India's Steel Imports drop for Fourth Straight Month as Tax Helps

7 March 2016

India's steel imports dropped for a fourth straight month in February, provisional government data showed, as duties and a floor price on steel products helped reduce overseas purchases hurting the sector.

The Indian government imposed a 20 percent safeguard import duty for 200 days on some steel products in September 2015 and last month set a floor price on imports to deter countries such as China from undercutting local mills, the first such move in more than 15 years.

India, the third-largest steel producer in the world, shipped in 912,000 tonnes of the alloy last month, 7.3 percent lower than the corresponding month a year earlier, data from the Joint Plant Committee of the steel ministry showed.

However, imports rose 20.5 percent in the 11 months to February compared with the same period last year, the data showed. Imports edged down 0.1 percent compared to January. (bit.ly/1QAVumV)

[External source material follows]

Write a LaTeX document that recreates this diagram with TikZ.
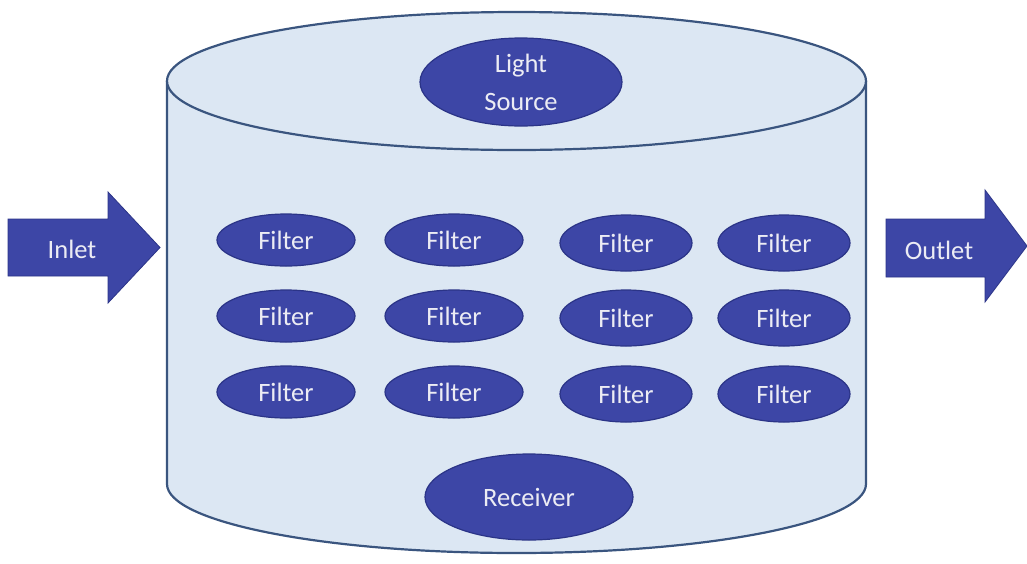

Domestic steel makers including JSW Steel, Tata Steel and Kalyani Steels have lobbied the government for more protectionist measures as margins have taken a hit due to an onslaught of cheap imports from China, as well as Russia, Japan and South Korea.

Consumption of steel, in the only major market where steel demand is growing, rose 4.3 percent between April 2015 and February 2016, largely driven by imports.

Steel exports by Asia's third-largest economy fell 25.6 percent at a time when the U.S. has named India among countries that violated anti-dumping law on cold rolled flat products and slapped a tax.